昨日今日、たまたま、誘われて、さまざまな理由で公演を見にきてしまったお客様、ありがとうございます。多くのアンケートの言葉、とても心強く、また励まされます。(たとえ厳しい言葉でもそこから新しい作品が生まれることがあるのです)もし可能であればどんな感想でもいいので回りの皆さんにお話ください。(私にもお寄せください)「すごいへんなものみたよ」かもしれません。「なんかすごかったよ」かもしれません。コンテンポラリーダンスというジャンルはいままだマイナーなジャンルです。その一言がAMANOGAWAのろうそくがお客さんへと広がっていったように、2000年前からキリスト教が少しずつ広まり今につながっているように、つないでいけたらと思います。
フランスのコンテンポラリーダンスの歴史は30年ほどです。30年でどこまでかわっていくのか、1ダンサーとして日本で踊ろうと思い、多分踊っていくのだろうと思っています。
今後ともどうぞよろしくお願いします。

ありがとうございました。



2012年6月2日土曜日

からたち初日でした。

本日、無事?からたち初日をむかえました。 学校仕事があり、しにかけましたが、なんとかおえ、様々な意見をいただきました。アンケートが濃いです。個人の話のせいでしょうか。 前日、当日におそろしく予約がふえ、満員御礼となりました。立ち見のようにごらんくださった皆さん、ありがとうございます! 明日はまず、音響チェックからです。反省事項。渡辺牧師さんの演奏は明日もあります。 明日は少し座席に余裕あります。昨日のように一晩で15人とか増えると不安ですが。 どうぞよろしくお願いします。

2012年6月1日金曜日

いよいよ明日です

いよいよ明日「からたち」本番です。(え、今日??もう既に日付はまわってますね)

今日も巣鴨教会でリハーサル、鳴海さん(第七劇場)ががんばってくださり照明など本当に美しい舞台になりそうです。渡辺さん(巣鴨教会牧師)にも演奏していただくなど盛りだくさんの会になります。

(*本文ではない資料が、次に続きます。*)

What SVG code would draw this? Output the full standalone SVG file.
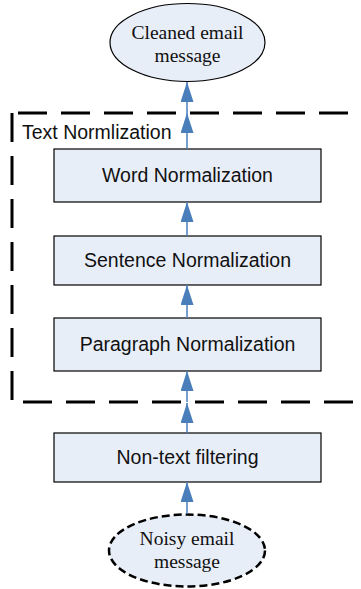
<svg xmlns="http://www.w3.org/2000/svg" width="361" height="589" viewBox="0 0 361 589">
<style>
.box{fill:#E8EEF8;stroke:#000;stroke-width:1.2}
.ell{fill:#E8EEF8;stroke:#000;stroke-width:1.2}
.sans{font-family:"Liberation Sans",Arial,sans-serif;font-size:19.5px;fill:#111;text-anchor:middle}
.serif{font-family:"Liberation Serif","Times New Roman",serif;font-size:19.5px;fill:#111;text-anchor:middle}
.conn{stroke:#4A7EBB;stroke-width:1.5;fill:none;marker-end:url(#ah)}
.dash{stroke:#000;stroke-width:3;fill:none;stroke-dasharray:29 14}
</style>
<defs>
<marker id="ah" viewBox="0 0 20 13" refX="20" refY="6.5" markerWidth="20" markerHeight="13" orient="auto" markerUnits="userSpaceOnUse">
<path d="M0,0 L20,6.5 L0,13 z" fill="#4A7EBB"/>
</marker>
</defs>
<g id="group-text-normalization">
<line class="dash" x1="18" y1="113" x2="370" y2="113"/>
<line class="dash" x1="12" y1="113" x2="12" y2="402"/>
<line class="dash" x1="23" y1="402" x2="370" y2="402"/>
<text x="22" y="139" style="font-family:'Liberation Sans',Arial,sans-serif;font-size:19.5px;fill:#111">Text Normlization</text>
</g>
<g id="cleaned">
<ellipse class="ell" cx="187.5" cy="42.5" rx="77.5" ry="39"/>
<text class="serif" x="187.5" y="39">Cleaned email</text>
<text class="serif" x="187.5" y="62">message</text>
</g>
<g id="word">
<rect class="box" x="54" y="149" width="267" height="53"/>
<text class="sans" x="187.5" y="182">Word Normalization</text>
</g>
<g id="sentence">
<rect class="box" x="54" y="236" width="267" height="49"/>
<text class="sans" x="187.5" y="267">Sentence Normalization</text>
</g>
<g id="paragraph">
<rect class="box" x="54" y="318" width="267" height="53"/>
<text class="sans" x="187.5" y="351">Paragraph Normalization</text>
</g>
<g id="nontext">
<rect class="box" x="54" y="433" width="267" height="49"/>
<text class="sans" x="187.5" y="464">Non-text filtering</text>
</g>
<g id="noisy">
<ellipse cx="187" cy="550.5" rx="78" ry="36" fill="#E8EEF8" stroke="#000" stroke-width="2.5" stroke-dasharray="8 4"/>
<text class="serif" x="187" y="545">Noisy email</text>
<text class="serif" x="187" y="568">message</text>
</g>
<g id="connectors">
<line class="conn" x1="187" y1="149" x2="187" y2="113"/>
<line class="conn" x1="187" y1="113" x2="187" y2="82"/>
<line class="conn" x1="187" y1="236" x2="187" y2="202"/>
<line class="conn" x1="187" y1="318" x2="187" y2="285"/>
<line class="conn" x1="187" y1="402" x2="187" y2="371"/>
<line class="conn" x1="187" y1="433" x2="187" y2="403"/>
<line class="conn" x1="187" y1="514" x2="187" y2="482"/>
</g>
</svg>
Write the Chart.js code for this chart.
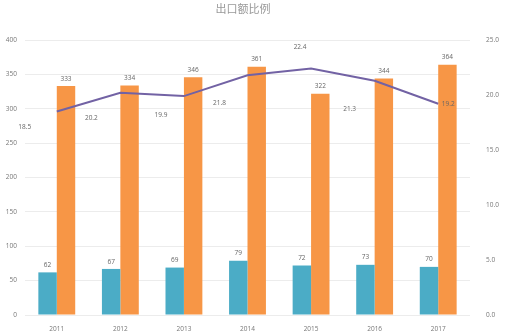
<!DOCTYPE html>
<html>
<head>
<meta charset="utf-8">
<title>出口额比例</title>
<script src="https://cdn.jsdelivr.net/npm/chart.js@4/dist/chart.umd.min.js"></script>
<style>
  html, body { margin: 0; padding: 0; background: #fff; }
  #wrap { width: 506px; height: 334px; }
</style>
</head>
<body>
<div id="wrap"><canvas id="chart"></canvas></div>
<script>
// Data
const years = ["2011", "2012", "2013", "2014", "2015", "2016", "2017"];
const exportValue = [62, 67, 69, 79, 72, 73, 70];
const totalValue = [333, 334, 346, 361, 322, 344, 364];
const exportRatio = [18.5, 20.2, 19.9, 21.8, 22.4, 21.3, 19.2];
const chartTitle = "出口额比例";

const FONT = "'Open Sans', 'Noto Sans CJK SC', sans-serif";
const TEXT = "#777";

// where each ratio label sits relative to its point
const ratioLabelShift = [
  [-32, 16], [-29, 25], [-23, 19], [-28, 28], [-11, -21], [-25, 28], [10, 0],
];

// title, sitting a little left of the canvas centre
const titleText = {
  id: "titleText",
  afterDraw(chart) {
    const ctx = chart.ctx;
    ctx.save();
    ctx.font = "11px " + FONT;
    ctx.fillStyle = "#999";
    ctx.textAlign = "center";
    ctx.textBaseline = "middle";
    ctx.fillText(chartTitle, 243, 10);
    ctx.restore();
  },
};

// draws the numbers above bars and next to line points
const valueLabels = {
  id: "valueLabels",
  afterDatasetsDraw(chart) {
    const ctx = chart.ctx;
    ctx.save();
    ctx.font = "6.5px " + FONT;
    ctx.fillStyle = "#666";
    ctx.textAlign = "center";
    chart.data.datasets.forEach((ds, di) => {
      const meta = chart.getDatasetMeta(di);
      meta.data.forEach((el, i) => {
        const v = ds.data[i];
        if (ds.type === "line") {
          const s = ratioLabelShift[i];
          ctx.textBaseline = "middle";
          ctx.fillText(v.toFixed(1), el.x + s[0], el.y + s[1]);
        } else {
          ctx.textBaseline = "bottom";
          ctx.fillText(String(v), el.x, el.y - 4);
        }
      });
    });
    ctx.restore();
  },
};

new Chart(document.getElementById("chart"), {
  data: {
    labels: years,
    datasets: [
      {
        type: "line",
        label: "出口比例",
        data: exportRatio,
        yAxisID: "y1",
        borderColor: "#7262a4",
        borderWidth: 2,
        pointRadius: 0,
        tension: 0,
        order: 0,
      },
      {
        type: "bar",
        label: "出口额",
        data: exportValue,
        yAxisID: "y",
        backgroundColor: "#4bacc6",
        order: 1,
      },
      {
        type: "bar",
        label: "总额",
        data: totalValue,
        yAxisID: "y",
        backgroundColor: "#f79646",
        order: 1,
      },
    ],
  },
  options: {
    responsive: true,
    maintainAspectRatio: false,
    animation: false,
    categoryPercentage: 0.58,
    barPercentage: 1,
    layout: { padding: { top: 40, left: 0, right: 0, bottom: 0 } },
    plugins: {
      legend: { display: false },
      tooltip: { enabled: false },
      title: { display: false },
    },
    scales: {
      x: {
        grid: { display: false },
        border: { display: false },
        ticks: { color: TEXT, font: { family: FONT, size: 6.5 }, padding: 2 },
        afterFit: (s) => { s.height = 19; },
      },
      y: {
        position: "left",
        min: 0,
        max: 400,
        grid: { color: "#ececec", drawTicks: false },
        border: { display: false },
        ticks: { stepSize: 50, color: TEXT, font: { family: FONT, size: 6.5 }, padding: 8 },
        afterFit: (s) => { s.width = 25; },
      },
      y1: {
        position: "right",
        min: 0,
        max: 25,
        grid: { display: false },
        border: { display: false },
        ticks: {
          stepSize: 5,
          color: TEXT,
          font: { family: FONT, size: 6.5 },
          padding: 8,
          callback: (v) => v.toFixed(1),
        },
        afterFit: (s) => { s.width = 36; },
      },
    },
  },
  plugins: [valueLabels, titleText],
});
</script>
</body>
</html>
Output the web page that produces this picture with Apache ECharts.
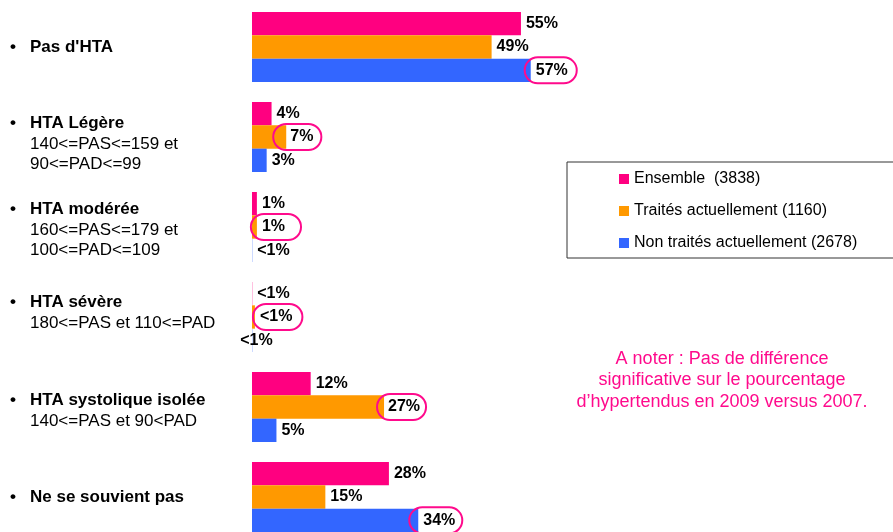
<!DOCTYPE html>
<html>
<head>
<meta charset="utf-8">
<script src="https://cdn.jsdelivr.net/npm/echarts@6/dist/echarts.min.js"></script>
<style>
  html, body { margin: 0; padding: 0; background: #fff; }
  #chart { width: 893px; height: 532px; }
</style>
</head>
<body>
<div id="chart"></div>
<script>
// categories (bold title + detail lines)
var categories = ["Pas d'HTA", 'HTA Légère', 'HTA modérée', 'HTA sévère', 'HTA systolique isolée', 'Ne se souvient pas'];
var details = [
  [],
  ['140<=PAS<=159 et', '90<=PAD<=99'],
  ['160<=PAS<=179 et', '100<=PAD<=109'],
  ['180<=PAS et 110<=PAD'],
  ['140<=PAS et 90<PAD'],
  []
];
var seriesNames = ['Ensemble  (3838)', 'Traités actuellement (1160)', 'Non traités actuellement (2678)'];
// values in %, values under 1 are shown as "<1%"
var ensemble = [55, 4, 1, 0.05, 12, 28];
var traites = [49, 7, 1, 0.6, 27, 15];
var nonTraites = [57, 3, 0.05, 0.05, 5, 34];
var noteLines = ['A noter : Pas de différence', 'significative sur le pourcentage', 'd\u2019hypertendus en 2009 versus 2007.'];

var colors = ['#FF0080', '#FF9900', '#3366FF'];
var circleColor = '#FF0A8C';
var FONT = '"Liberation Sans", Arial, sans-serif';

// circled labels: key = series index + '_' + data index
var circled = {
  '2_0': {distance: -6, padding: [5, 9, 5, 11]},
  '1_1': {distance: -13, padding: [5, 8, 5, 17]},
  '1_2': {distance: -6, padding: [5, 16, 5, 11]},
  '1_3': {distance: -2, padding: [5, 10, 5, 7]},
  '1_4': {distance: -7, padding: [5, 6, 5, 11]},
  '2_5': {distance: -9, padding: [5, 7, 5, 14]}
};
// small shifts of the left labels to sit like the slide
var labelShift = [0, 7, 3, -4, 4, 0];

function fmt(v) {
  return v < 1 ? '<1%' : Math.round(v) + '%';
}

function buildData(values, s) {
  return values.map(function (v, i) {
    var item = {value: v};
    var c = circled[s + '_' + i];
    if (c) {
      item.label = {
        distance: c.distance,
        padding: c.padding,
        borderColor: circleColor,
        borderWidth: 2,
        borderRadius: 13
      };
    }
    if (s === 2 && i === 3) {
      item.label = {offset: [-17, 0]};
    }
    return item;
  });
}

var yData = categories.map(function (c, i) {
  var sh = labelShift[i];
  var pad = sh >= 0 ? [sh * 2, 0, 0, 0] : [0, 0, -sh * 2, 0];
  return {value: c, textStyle: {padding: pad, align: 'left'}};
});

var chart = echarts.init(document.getElementById('chart'));
var option = {
  animation: false,
  backgroundColor: '#fff',
  textStyle: {fontFamily: FONT},
  grid: {left: 252, top: 2, width: 489, height: 540, containLabel: false, outerBoundsMode: 'none'},
  xAxis: {
    type: 'value', min: 0, max: 100, show: false
  },
  yAxis: {
    type: 'category',
    inverse: true,
    data: yData,
    axisLine: {show: false},
    axisTick: {show: false},
    splitLine: {show: false},
    axisLabel: {
      align: 'left',
      margin: 242,
      color: '#000',
      formatter: function (value, index) {
        var s = '{b|\u2022}{t|' + value + '}';
        details[index].forEach(function (d) {
          s += '\n{s|' + d + '}';
        });
        return s;
      },
      rich: {
        b: {width: 20, align: 'left', fontSize: 17, fontWeight: 'bold', lineHeight: 20.5, color: '#000', fontFamily: FONT},
        t: {align: 'left', fontSize: 17, fontWeight: 'bold', lineHeight: 20.5, color: '#000', fontFamily: FONT},
        s: {align: 'left', fontSize: 17, lineHeight: 20.5, color: '#000', padding: [0, 0, 0, 20], fontFamily: FONT}
      }
    }
  },
  legend: {
    orient: 'vertical',
    left: 567,
    top: 162,
    padding: [9, 70, 7, 52],
    borderColor: '#333',
    borderWidth: 1,
    itemWidth: 10,
    itemHeight: 10,
    itemGap: 16,
    icon: 'rect',
    textStyle: {fontSize: 16, lineHeight: 16, color: '#000', fontFamily: FONT},
    data: seriesNames
  },
  graphic: [{
    type: 'text',
    x: 722,
    y: 348,
    style: {
      text: noteLines.join('\n'),
      align: 'center',
      verticalAlign: 'top',
      fontSize: 18,
      lineHeight: 21.5,
      fontFamily: FONT,
      fill: circleColor
    }
  }],
  series: [ensemble, traites, nonTraites].map(function (vals, s) {
    return {
      name: seriesNames[s],
      type: 'bar',
      barGap: 0,
      barCategoryGap: '22.2%',
      itemStyle: {color: colors[s]},
      label: {
        show: true,
        position: 'right',
        distance: 5,
        fontSize: 16,
        fontWeight: 'bold',
        color: '#000',
        fontFamily: FONT,
        formatter: function (p) { return fmt(p.value); }
      },
      data: buildData(vals, s)
    };
  })
};
chart.setOption(option);
</script>
</body>
</html>
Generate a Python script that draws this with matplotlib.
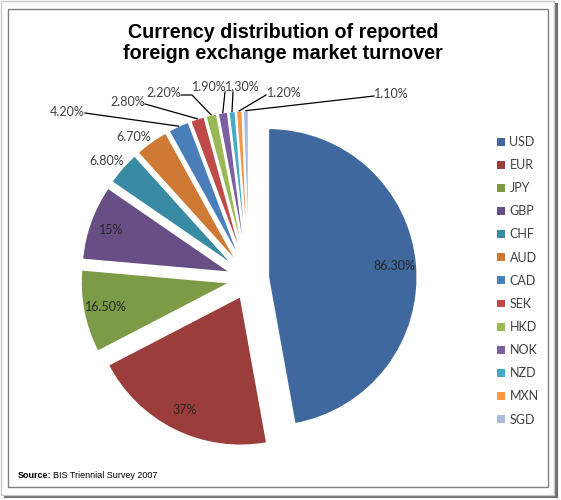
import matplotlib.pyplot as plt
import matplotlib.patches as mpatches
import numpy as np

currencies = ['USD', 'EUR', 'JPY', 'GBP', 'CHF', 'AUD', 'CAD', 'SEK', 'HKD',
              'NOK', 'NZD', 'MXN', 'SGD']
shares = [86.3, 37.0, 16.5, 15.0, 6.8, 6.7, 4.2, 2.8, 2.2, 1.9, 1.3, 1.2, 1.1]
labels = ['86.30%', '37%', '16.50%', '15%', '6.80%', '6.70%', '4.20%',
          '2.80%', '2.20%', '1.90%', '1.30%', '1.20%', '1.10%']
colors = ['#3F689E', '#9B3D3A', '#7D9A47', '#674F85', '#398BA3', '#CE7A35',
          '#4A7EBB', '#BE4B48', '#98B954', '#7D60A0', '#46AAC5', '#F79646',
          '#A8BCDA']

W, H = 561, 500
fig = plt.figure(figsize=(W / 100, H / 100), dpi=100)
ax = fig.add_axes([0, 0, 1, 1])


def Y(y):
    # pixel row (from top) -> data y
    return H - y


# frame with shadow
ax.add_patch(mpatches.Rectangle((4, Y(498)), 554, 495, facecolor='#6e6e6e',
                                edgecolor='none', zorder=0))
ax.add_patch(mpatches.Rectangle((1, Y(495)), 553, 494, facecolor='white',
                                edgecolor='#c8c8c8', lw=1, zorder=0.5))
ax.add_patch(mpatches.Rectangle((8, Y(487)), 540, 478, facecolor='white',
                                edgecolor='#808080', lw=1, zorder=0.6))

cx, cy, r = 249, Y(279), 149
# explode is in data units here (radius is in pixels)
wedges, _ = ax.pie(shares, colors=colors, startangle=90, counterclock=False,
                   explode=[0.13 * r] * len(shares), radius=r,
                   center=(cx, cy),
                   wedgeprops=dict(edgecolor='white', linewidth=1.2))

font = ['Lato', 'DejaVu Sans']

# labels inside the big slices
for w, lab in zip(wedges[:4], labels[:4]):
    a = np.deg2rad((w.theta1 + w.theta2) / 2)
    x0, y0 = w.center
    ax.text(x0 + 0.85 * r * np.cos(a), y0 + 0.85 * r * np.sin(a), lab,
            ha='center', va='center', fontsize=9, color='#262626',
            family=font, zorder=5)

# outside labels with leader lines (text position / line start in pixels)
outside = {
    4: (107, 161, []),
    5: (134, 137, []),
    6: (67, 112, [(85, 113)]),
    7: (128, 102, [(145, 104)]),
    8: (164, 93, [(181, 95), (192, 95)]),
    9: (209, 87, [(225, 92)]),
    10: (242, 87, [(233, 92)]),
    11: (284, 93, [(266, 95)]),
    12: (391, 94, [(374, 96)]),
}
for i, (tx, ty, pts) in outside.items():
    w = wedges[i]
    ax.text(tx, Y(ty), labels[i], ha='center', va='center', fontsize=9,
            color='#404040', family=font, zorder=5)
    if pts:
        a = np.deg2rad((w.theta1 + w.theta2) / 2)
        x0, y0 = w.center
        ex, ey = x0 + r * np.cos(a), y0 + r * np.sin(a)
        xs = [p[0] for p in pts] + [ex]
        ys = [Y(p[1]) for p in pts] + [ey]
        ax.plot(xs, ys, color='black', lw=0.9, zorder=4)

# legend
leg = ax.legend(wedges, currencies, loc='upper left',
                bbox_to_anchor=(492 / W, 1 - 131 / H), frameon=False,
                prop={'family': font, 'size': 9}, handlelength=0.6,
                handleheight=0.6, handletextpad=0.4, labelspacing=0.89,
                borderaxespad=0)
for t in leg.get_texts():
    t.set_color('#404040')
for h in leg.legend_handles:
    h.set_edgecolor('none')

ax.text(283, Y(43), 'Currency distribution of reported\n'
        'foreign exchange market turnover', ha='center', va='center',
        fontsize=14.2, fontweight='bold', family='Liberation Sans',
        linespacing=1.15, zorder=5)

ax.text(18, Y(475), 'Source:', ha='left', va='center', fontsize=6.5,
        fontweight='bold', family='Liberation Sans', zorder=5)
ax.text(53, Y(475), 'BIS Triennial Survey 2007', ha='left', va='center',
        fontsize=6.5, family='Liberation Sans', zorder=5)

ax.set_xlim(0, W)
ax.set_ylim(0, H)
ax.set_aspect('equal')
ax.axis('off')

fig.savefig('out.png', dpi=100)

そして今回来れない皆さん(なにせ遠いなどの理由で)からもたくさんの応援のメッセージ、ありがとうございます。返事が不十分ですがとても励まされます。よい舞台になりますように。

巣鴨教会は駅から遠くはないですが一本入るので、お早めにお越し下さいませ。
お待ちいたしております!

(実は明日朝は授業があってあぶくたったをしているはず、、、今もその準備中。)